Understand Your Client
The comments I posted the other day are only possible if you can really understand the client, their business situation, and their strategic initiatives. Training programs like the one I am working on should be designed within the customer context. We know that this is not the end of the game for sales force effectiveness with this company because their goals and direction are bigger. They need to sell all kinds of solutions products, not just this one. Again, that happens only with context and knowledge of your client.
Customer’s Perceptions
Sometimes, your customers just do the talking for you. So, here’s one piece of feedback from the sales management about the program I blogged about the other week:
This is truly something I have been trying to make a difference on. I am completely on board.
If this works the way I think it will, we will have better role clarity, better results and field staff will have a clearer understanding of what they are to do and be happier doing it. All good.
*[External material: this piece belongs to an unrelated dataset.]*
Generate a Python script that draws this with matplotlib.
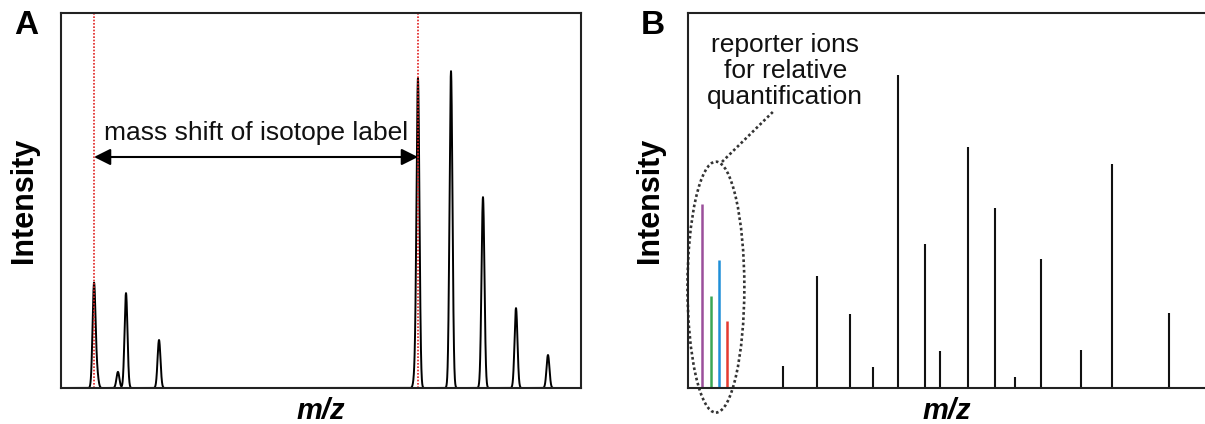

I see this (hoping other managers do as well) as a huge benefit in helping us manage our teams and formulate good process to what we do.
Final Thoughts on Filling the Gap in Training Scenarios
Problem based learning is especially helpful in sales team situations because the team has to work together to solve the problem—much as they do in real life. All the scenarios replicate situations we know these teams confront every day. Now, they learn from each other and work on the problem together—much as they do in the regular regional meetings, and so on. This puts in place a reference point as well—a common experience about the product or performance being trained, one that serves as an undergirding for that group to have subsequent discussions. “Remember when we said…” becomes a common phrase—or at least, it could.
Enabling this kind of transaction is key to success because these teams confront varied situations all the time in the field. They make a big difference.
Filling the Gap in Training Scenarios – Part 4
Another key element to success in problem-based learning for sales teams is that it is always hands-on. This was no exception—the field people thanked us profusely for the “hands-on” time for the project. The reason is that these people have to be able to do certain things at the end of the day, and so in the training, when they gets hands-on time, they walk away being able to do something—because they did it. It make s ahuge difference.